__Source material__:
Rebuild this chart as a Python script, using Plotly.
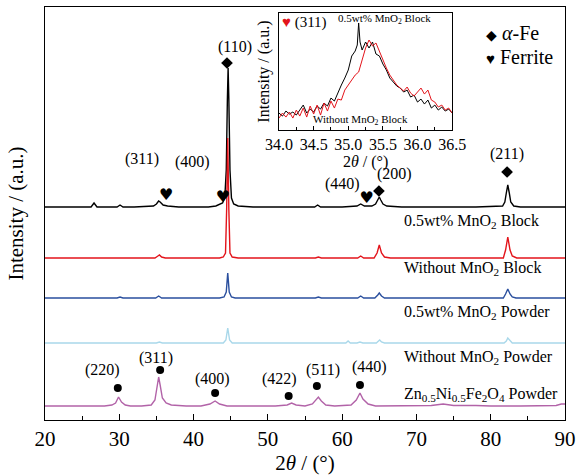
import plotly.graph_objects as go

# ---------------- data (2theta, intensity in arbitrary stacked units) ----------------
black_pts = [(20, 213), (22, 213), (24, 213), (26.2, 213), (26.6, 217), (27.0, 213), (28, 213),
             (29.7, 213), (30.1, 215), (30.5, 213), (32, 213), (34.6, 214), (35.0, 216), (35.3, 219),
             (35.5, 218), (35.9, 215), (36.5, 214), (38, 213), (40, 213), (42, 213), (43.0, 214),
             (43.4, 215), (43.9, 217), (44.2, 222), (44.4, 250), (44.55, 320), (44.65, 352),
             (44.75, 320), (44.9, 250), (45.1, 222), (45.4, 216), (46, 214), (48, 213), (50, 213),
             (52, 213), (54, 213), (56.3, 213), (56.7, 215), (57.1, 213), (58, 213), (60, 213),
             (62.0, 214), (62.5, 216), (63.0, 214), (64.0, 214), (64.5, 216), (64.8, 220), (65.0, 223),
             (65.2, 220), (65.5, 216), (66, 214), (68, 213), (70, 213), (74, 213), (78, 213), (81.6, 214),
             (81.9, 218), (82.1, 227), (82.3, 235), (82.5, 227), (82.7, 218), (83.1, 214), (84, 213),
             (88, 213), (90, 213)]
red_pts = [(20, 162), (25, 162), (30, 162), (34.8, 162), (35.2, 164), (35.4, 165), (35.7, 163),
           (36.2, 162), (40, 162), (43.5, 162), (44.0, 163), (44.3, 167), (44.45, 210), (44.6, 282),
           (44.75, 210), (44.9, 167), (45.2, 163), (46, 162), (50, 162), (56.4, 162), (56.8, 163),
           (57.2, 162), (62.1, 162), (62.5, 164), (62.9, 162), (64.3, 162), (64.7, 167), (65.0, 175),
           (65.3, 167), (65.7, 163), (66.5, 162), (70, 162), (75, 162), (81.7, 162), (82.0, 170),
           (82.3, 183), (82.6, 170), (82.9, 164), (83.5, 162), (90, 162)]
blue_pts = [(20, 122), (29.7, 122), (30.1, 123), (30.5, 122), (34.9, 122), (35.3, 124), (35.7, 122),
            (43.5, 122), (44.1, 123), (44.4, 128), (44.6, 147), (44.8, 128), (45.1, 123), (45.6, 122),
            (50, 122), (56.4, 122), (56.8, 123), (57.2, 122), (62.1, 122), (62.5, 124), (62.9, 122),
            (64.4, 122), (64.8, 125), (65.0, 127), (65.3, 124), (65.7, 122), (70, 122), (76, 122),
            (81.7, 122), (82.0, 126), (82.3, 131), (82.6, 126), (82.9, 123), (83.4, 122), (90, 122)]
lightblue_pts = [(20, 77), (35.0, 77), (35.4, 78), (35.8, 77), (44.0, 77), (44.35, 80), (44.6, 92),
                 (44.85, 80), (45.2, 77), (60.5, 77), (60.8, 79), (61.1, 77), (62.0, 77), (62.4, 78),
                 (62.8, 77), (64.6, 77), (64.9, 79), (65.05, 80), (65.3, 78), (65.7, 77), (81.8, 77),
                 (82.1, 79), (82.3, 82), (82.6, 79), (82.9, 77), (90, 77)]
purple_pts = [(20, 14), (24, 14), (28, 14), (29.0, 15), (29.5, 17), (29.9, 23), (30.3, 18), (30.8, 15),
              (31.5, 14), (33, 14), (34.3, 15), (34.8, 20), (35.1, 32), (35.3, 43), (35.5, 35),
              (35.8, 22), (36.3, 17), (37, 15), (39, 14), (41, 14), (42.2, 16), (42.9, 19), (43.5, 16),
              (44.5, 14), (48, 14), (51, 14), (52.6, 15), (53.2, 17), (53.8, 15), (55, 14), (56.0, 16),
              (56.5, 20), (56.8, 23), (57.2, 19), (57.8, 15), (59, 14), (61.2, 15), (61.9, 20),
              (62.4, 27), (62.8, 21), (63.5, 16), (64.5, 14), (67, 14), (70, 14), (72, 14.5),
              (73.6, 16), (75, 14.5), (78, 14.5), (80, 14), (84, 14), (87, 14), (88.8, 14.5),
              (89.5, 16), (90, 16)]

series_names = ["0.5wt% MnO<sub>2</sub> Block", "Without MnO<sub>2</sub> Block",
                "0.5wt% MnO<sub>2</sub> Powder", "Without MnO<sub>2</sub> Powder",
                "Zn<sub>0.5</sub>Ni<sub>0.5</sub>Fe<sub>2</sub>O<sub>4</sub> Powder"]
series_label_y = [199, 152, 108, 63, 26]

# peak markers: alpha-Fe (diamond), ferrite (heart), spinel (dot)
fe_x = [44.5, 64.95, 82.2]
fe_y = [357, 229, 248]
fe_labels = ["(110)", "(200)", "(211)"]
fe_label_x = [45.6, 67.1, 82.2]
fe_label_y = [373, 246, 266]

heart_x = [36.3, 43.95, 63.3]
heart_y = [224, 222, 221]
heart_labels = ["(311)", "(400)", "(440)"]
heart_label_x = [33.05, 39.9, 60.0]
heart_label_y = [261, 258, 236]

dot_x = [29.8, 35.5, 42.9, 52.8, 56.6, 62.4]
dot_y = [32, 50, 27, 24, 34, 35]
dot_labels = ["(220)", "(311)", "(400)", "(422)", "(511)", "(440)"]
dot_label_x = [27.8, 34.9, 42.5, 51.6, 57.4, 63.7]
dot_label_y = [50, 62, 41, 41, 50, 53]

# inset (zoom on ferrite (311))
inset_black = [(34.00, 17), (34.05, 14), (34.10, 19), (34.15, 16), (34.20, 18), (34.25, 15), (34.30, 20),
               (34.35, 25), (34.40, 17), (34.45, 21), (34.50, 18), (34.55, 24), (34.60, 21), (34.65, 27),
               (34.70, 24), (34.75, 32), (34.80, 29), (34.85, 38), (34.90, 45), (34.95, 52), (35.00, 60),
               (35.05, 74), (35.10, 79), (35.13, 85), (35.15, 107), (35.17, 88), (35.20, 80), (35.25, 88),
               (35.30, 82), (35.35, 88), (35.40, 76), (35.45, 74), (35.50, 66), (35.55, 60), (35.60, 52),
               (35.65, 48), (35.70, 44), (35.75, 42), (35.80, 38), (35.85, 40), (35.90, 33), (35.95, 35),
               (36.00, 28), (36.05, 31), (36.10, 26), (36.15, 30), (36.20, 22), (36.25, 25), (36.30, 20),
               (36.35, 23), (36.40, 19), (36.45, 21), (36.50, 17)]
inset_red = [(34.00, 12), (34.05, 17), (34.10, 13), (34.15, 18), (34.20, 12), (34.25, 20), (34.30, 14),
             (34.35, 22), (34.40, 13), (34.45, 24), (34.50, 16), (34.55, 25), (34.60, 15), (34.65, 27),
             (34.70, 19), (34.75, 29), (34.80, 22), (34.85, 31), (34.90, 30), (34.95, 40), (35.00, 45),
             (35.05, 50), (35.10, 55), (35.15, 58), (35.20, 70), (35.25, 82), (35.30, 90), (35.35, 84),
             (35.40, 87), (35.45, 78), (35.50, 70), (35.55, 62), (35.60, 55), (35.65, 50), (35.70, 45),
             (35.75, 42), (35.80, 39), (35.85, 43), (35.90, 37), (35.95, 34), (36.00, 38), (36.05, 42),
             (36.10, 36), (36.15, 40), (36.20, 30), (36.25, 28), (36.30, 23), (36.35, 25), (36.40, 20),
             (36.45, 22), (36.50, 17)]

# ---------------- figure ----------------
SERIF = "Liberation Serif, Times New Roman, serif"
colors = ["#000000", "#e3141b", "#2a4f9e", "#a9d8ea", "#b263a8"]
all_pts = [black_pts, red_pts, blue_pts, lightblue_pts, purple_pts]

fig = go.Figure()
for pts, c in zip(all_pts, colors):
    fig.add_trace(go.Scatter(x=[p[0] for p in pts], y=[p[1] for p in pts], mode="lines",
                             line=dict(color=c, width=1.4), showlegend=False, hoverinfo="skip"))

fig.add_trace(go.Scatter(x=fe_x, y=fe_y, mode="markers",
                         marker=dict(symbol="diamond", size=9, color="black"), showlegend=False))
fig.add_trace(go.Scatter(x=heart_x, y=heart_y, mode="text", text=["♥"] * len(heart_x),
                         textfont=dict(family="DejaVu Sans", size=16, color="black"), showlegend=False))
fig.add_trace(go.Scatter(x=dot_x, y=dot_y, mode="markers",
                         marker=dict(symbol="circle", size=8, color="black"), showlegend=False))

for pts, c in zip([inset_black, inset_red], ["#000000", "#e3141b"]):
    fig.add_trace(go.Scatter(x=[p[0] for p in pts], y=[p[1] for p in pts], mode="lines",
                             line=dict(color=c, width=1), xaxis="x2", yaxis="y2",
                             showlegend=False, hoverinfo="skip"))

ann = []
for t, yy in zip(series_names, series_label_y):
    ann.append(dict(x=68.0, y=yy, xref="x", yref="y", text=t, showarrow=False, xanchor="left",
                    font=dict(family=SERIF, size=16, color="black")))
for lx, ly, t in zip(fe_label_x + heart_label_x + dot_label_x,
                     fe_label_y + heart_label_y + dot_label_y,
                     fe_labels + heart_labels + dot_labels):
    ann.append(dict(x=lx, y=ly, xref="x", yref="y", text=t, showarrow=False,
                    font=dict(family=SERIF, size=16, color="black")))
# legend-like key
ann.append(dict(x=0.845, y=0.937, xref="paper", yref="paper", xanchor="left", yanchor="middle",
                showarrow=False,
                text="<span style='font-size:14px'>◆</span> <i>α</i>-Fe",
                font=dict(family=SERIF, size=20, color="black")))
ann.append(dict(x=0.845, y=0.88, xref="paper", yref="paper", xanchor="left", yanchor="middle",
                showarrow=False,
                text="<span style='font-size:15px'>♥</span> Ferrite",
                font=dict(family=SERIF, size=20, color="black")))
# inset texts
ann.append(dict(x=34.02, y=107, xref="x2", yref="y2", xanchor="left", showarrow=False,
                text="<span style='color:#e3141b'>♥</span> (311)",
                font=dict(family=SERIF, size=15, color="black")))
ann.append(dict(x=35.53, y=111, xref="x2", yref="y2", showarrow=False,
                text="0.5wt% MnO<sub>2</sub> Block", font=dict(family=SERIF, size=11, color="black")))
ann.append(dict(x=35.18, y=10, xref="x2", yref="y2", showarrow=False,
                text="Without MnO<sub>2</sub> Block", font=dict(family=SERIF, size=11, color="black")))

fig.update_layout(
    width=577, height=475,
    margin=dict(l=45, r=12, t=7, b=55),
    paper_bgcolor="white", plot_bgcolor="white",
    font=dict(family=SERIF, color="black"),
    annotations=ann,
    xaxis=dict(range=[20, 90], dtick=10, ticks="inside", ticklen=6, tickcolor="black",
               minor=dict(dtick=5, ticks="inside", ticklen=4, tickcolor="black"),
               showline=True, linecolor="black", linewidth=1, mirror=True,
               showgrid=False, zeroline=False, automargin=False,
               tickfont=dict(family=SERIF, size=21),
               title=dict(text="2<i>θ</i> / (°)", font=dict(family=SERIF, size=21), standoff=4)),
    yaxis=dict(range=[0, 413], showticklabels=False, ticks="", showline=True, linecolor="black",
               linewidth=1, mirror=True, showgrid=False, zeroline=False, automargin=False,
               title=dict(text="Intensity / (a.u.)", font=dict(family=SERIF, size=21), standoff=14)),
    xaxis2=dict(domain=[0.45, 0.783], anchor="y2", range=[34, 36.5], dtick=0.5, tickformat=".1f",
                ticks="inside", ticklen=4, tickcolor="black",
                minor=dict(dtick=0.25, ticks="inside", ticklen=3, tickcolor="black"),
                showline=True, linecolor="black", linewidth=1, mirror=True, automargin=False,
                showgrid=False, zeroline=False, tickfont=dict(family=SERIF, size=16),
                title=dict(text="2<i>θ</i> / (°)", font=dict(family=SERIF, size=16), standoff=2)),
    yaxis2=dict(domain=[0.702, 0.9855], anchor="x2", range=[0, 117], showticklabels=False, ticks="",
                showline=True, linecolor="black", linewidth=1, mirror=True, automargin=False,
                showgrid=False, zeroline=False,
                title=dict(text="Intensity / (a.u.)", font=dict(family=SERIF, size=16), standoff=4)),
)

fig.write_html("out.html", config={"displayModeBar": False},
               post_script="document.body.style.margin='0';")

__Exercise instructions__: Extract, word for word, each line from the top of the data down to and including the line with "import plotly.graph_objects as go"; skip the pictures.

__Exercise output__:
Rebuild this chart as a Python script, using Plotly.
import plotly.graph_objects as go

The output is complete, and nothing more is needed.